## [Information provided]
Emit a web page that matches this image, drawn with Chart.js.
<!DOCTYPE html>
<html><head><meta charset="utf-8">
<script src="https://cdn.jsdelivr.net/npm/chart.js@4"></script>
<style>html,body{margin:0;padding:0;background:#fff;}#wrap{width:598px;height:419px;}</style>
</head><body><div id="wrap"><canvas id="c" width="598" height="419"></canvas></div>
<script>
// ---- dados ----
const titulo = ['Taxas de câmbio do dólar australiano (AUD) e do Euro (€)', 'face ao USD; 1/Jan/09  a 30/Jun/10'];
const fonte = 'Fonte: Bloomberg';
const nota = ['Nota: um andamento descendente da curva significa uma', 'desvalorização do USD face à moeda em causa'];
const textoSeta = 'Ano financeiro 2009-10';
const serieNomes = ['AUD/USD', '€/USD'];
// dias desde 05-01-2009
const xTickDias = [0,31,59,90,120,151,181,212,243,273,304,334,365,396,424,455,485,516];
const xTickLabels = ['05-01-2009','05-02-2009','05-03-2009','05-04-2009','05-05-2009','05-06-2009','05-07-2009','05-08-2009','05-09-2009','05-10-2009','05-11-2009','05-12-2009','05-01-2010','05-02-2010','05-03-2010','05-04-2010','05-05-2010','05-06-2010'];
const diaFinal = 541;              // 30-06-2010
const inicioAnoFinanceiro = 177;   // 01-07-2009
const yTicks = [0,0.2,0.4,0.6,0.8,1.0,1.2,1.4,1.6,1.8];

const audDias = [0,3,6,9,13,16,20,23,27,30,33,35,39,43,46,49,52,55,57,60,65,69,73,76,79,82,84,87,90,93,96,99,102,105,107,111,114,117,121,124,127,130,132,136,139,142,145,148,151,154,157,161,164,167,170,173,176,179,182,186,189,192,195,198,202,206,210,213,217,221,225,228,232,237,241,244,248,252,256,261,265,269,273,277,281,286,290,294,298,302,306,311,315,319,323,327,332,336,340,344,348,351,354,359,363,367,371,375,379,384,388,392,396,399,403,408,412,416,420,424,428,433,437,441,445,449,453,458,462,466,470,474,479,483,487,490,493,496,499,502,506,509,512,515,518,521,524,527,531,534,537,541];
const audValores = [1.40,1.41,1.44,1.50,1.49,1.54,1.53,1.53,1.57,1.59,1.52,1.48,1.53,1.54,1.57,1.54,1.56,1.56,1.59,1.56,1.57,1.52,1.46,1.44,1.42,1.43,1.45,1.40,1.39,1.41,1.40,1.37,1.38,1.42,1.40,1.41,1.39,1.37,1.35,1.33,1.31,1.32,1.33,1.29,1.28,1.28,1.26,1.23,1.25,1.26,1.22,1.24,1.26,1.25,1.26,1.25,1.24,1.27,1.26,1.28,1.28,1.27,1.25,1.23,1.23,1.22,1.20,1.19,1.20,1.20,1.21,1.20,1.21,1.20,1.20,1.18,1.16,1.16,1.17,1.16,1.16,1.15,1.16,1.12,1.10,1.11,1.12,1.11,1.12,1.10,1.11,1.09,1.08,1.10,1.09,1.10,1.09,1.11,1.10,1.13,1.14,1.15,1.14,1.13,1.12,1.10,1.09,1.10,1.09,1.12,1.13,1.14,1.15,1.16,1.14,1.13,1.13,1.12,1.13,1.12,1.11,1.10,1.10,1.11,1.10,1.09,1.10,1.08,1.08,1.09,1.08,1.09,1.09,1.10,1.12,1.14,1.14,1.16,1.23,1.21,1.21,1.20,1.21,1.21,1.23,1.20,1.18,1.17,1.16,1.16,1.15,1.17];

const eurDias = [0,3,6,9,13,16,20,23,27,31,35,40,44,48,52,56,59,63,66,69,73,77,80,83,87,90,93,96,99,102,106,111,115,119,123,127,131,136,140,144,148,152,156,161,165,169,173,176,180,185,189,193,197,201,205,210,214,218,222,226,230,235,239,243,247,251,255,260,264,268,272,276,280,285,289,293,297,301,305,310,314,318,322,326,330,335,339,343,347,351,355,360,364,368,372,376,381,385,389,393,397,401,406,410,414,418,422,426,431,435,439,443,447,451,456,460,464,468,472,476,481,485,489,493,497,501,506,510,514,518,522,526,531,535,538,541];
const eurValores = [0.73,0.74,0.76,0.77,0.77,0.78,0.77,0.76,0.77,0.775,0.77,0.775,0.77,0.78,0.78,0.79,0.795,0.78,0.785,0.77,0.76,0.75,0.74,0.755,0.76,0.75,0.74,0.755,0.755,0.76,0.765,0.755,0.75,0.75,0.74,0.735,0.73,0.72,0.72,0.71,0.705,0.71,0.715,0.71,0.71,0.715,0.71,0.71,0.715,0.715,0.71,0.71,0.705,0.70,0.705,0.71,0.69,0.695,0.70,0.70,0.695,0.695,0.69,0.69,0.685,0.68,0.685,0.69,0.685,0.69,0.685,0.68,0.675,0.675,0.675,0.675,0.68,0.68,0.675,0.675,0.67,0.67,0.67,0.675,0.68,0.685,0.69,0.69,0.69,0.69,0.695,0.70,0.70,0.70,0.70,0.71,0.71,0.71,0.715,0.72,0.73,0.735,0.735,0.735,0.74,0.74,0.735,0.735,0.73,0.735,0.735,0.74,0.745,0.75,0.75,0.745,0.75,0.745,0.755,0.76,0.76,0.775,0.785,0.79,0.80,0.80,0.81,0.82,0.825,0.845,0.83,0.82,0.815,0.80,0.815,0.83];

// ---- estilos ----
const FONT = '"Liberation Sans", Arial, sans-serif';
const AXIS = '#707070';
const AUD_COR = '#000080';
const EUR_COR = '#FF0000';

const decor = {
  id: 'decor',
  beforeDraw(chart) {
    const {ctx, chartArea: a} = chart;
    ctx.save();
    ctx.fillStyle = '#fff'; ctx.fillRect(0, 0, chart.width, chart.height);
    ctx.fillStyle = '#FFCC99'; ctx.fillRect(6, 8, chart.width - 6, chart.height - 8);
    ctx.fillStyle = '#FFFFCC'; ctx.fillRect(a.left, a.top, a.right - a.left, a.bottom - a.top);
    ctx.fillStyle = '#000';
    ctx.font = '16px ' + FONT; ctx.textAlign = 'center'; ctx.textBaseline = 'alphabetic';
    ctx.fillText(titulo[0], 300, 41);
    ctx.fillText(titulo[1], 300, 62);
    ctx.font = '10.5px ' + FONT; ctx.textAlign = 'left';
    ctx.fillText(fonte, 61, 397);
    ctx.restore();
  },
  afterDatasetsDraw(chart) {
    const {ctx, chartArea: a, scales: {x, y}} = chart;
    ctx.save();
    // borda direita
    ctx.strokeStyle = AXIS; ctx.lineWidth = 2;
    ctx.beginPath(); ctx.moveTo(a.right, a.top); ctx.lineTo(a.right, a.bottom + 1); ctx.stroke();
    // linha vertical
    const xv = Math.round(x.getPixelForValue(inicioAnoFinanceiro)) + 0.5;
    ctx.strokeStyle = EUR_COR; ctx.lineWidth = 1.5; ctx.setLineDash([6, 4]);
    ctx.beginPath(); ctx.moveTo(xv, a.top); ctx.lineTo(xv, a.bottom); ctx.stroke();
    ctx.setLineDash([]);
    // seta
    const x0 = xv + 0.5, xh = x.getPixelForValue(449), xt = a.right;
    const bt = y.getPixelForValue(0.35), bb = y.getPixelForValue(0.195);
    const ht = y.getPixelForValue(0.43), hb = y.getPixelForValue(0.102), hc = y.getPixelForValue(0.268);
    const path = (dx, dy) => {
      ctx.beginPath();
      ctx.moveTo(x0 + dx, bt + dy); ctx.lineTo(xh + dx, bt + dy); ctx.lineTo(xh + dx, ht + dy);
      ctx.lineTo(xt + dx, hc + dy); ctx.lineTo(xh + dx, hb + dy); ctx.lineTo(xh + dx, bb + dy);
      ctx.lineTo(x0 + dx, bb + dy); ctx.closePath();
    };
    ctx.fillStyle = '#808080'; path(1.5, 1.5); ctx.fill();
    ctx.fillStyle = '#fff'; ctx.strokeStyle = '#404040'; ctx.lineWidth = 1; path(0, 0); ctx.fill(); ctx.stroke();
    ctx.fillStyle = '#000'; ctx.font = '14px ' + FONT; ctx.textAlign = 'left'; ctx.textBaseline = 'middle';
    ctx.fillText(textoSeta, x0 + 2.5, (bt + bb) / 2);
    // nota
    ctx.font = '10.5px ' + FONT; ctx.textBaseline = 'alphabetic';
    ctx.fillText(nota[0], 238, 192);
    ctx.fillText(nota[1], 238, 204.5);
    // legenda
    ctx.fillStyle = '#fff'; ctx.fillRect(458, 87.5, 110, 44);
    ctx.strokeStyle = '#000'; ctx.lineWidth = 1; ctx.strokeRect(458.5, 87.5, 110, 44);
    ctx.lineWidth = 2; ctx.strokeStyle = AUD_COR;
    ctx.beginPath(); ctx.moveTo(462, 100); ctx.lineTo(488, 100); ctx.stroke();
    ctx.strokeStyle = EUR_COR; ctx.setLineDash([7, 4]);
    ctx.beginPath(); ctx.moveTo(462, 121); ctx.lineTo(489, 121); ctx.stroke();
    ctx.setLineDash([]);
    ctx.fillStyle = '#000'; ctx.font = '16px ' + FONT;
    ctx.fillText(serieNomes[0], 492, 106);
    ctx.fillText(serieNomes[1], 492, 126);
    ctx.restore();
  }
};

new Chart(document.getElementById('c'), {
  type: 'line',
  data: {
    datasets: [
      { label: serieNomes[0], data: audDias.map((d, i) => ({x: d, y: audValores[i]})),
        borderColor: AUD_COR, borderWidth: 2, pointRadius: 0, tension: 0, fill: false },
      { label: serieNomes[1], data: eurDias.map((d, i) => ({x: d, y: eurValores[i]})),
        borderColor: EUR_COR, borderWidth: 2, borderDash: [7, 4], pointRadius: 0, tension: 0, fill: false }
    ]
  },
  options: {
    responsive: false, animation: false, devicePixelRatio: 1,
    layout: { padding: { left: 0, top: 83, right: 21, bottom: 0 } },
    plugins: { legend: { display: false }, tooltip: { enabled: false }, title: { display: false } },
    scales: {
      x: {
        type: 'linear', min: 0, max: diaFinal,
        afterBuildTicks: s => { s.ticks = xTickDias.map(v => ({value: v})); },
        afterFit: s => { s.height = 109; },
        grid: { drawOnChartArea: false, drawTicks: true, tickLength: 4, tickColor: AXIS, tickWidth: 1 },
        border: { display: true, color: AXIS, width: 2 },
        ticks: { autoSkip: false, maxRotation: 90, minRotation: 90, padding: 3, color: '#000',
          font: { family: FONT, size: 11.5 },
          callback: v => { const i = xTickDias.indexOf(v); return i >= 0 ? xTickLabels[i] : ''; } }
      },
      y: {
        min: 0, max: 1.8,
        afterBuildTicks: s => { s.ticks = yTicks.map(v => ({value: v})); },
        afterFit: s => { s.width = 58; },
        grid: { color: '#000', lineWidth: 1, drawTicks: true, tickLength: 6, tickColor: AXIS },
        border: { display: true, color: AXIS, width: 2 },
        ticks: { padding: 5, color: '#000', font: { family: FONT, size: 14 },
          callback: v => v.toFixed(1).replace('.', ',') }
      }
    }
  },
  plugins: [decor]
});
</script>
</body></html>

## [Problem requirements]
Begin with the first line of the data above and, please, print each line exactly until you have printed the line containing "const yTicks = [0,0.2,0.4,0.6,0.8,1.0,1.2,1.4,1.6,1.8];"; print nothing else.

## [Written reply]
Emit a web page that matches this image, drawn with Chart.js.
<!DOCTYPE html>
<html><head><meta charset="utf-8">
<script src="https://cdn.jsdelivr.net/npm/chart.js@4"></script>
<style>html,body{margin:0;padding:0;background:#fff;}#wrap{width:598px;height:419px;}</style>
</head><body><div id="wrap"><canvas id="c" width="598" height="419"></canvas></div>
<script>
// ---- dados ----
const titulo = ['Taxas de câmbio do dólar australiano (AUD) e do Euro (€)', 'face ao USD; 1/Jan/09  a 30/Jun/10'];
const fonte = 'Fonte: Bloomberg';
const nota = ['Nota: um andamento descendente da curva significa uma', 'desvalorização do USD face à moeda em causa'];
const textoSeta = 'Ano financeiro 2009-10';
const serieNomes = ['AUD/USD', '€/USD'];
// dias desde 05-01-2009
const xTickDias = [0,31,59,90,120,151,181,212,243,273,304,334,365,396,424,455,485,516];
const xTickLabels = ['05-01-2009','05-02-2009','05-03-2009','05-04-2009','05-05-2009','05-06-2009','05-07-2009','05-08-2009','05-09-2009','05-10-2009','05-11-2009','05-12-2009','05-01-2010','05-02-2010','05-03-2010','05-04-2010','05-05-2010','05-06-2010'];
const diaFinal = 541;              // 30-06-2010
const inicioAnoFinanceiro = 177;   // 01-07-2009
const yTicks = [0,0.2,0.4,0.6,0.8,1.0,1.2,1.4,1.6,1.8];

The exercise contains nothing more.